Like so many other Canadian artists of his generation, Suzor-Coté studied in France and worked there for many years. Among his Canadian associates in France was J. Omer Marchand who would become a renowned Canadian architect, responsible for, among others, the design of the Canadian pavilion at the Exposition Universelle in Paris in 1900, the motherhouse of the Congrégation de Notre-Dame (1904–08) and the chapel of the Grand Séminaire in Montreal (1903–07) and the cathedral at Saint-Boniface (1908). He was co-architect with John Pearson of Toronto of the new Parliament Buildings in Ottawa (1916–27) and was a trustee of the National Gallery of Canada from 1925 to 1936.

Marchand commissioned this painting from Suzor-Coté to fit a Spanish Renaissance-style frame he had acquired. The frame’s proportions and colouring were perfect for the subject, a young Métis woman named Onontaha from Bécancour, across the Saint Lawrence from Trois-Rivières. Onontaha is depicted in profile seated in a plain wooden chair. She wears a brightly coloured, crazy-quilt-patterned apron that complements both her red blouse and the floral patterned, green and mauve wallpaper. In her right hand she holds an apple. The reference to the story of Eve is obvious but there is nothing seductive about her gaze. Onontaha regards the viewer directly, conscious of being watched. This is not an academic, studio work but a delightful study of rich colour and a very human, down to earth interpretation of the sitter’s personality.

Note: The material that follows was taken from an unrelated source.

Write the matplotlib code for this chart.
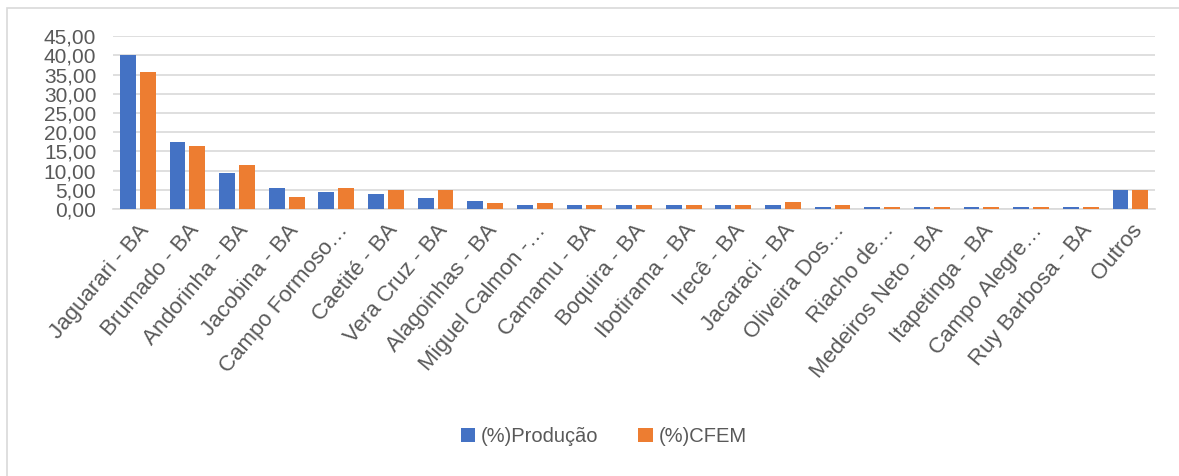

The painting was exhibited only once, at the Spring Exhibition at the Art Association of
Montreal, soon after its completion in 1915, when it was lauded in all the Montreal papers. Albert Laberge of La Presse praised it as “…an extremely decorative canvas in which the artist displays all the virtuosity of his talents as a colourist.”

This portrait is really an exceptional work in Suzor-Coté’s oeuvre. The pictorial treatment is both refined and sobre, the colouring rich and the directness with which the subject is presented is both intimate and noble. That the work is not better known is clearly due to its having been kept in two private collections for the last 89 years and never exhibited or published since 1915. This has been a rare opportunity to acquire a major work by one of the most important Canadian artists of the late nineteenth and early twentieth centuries.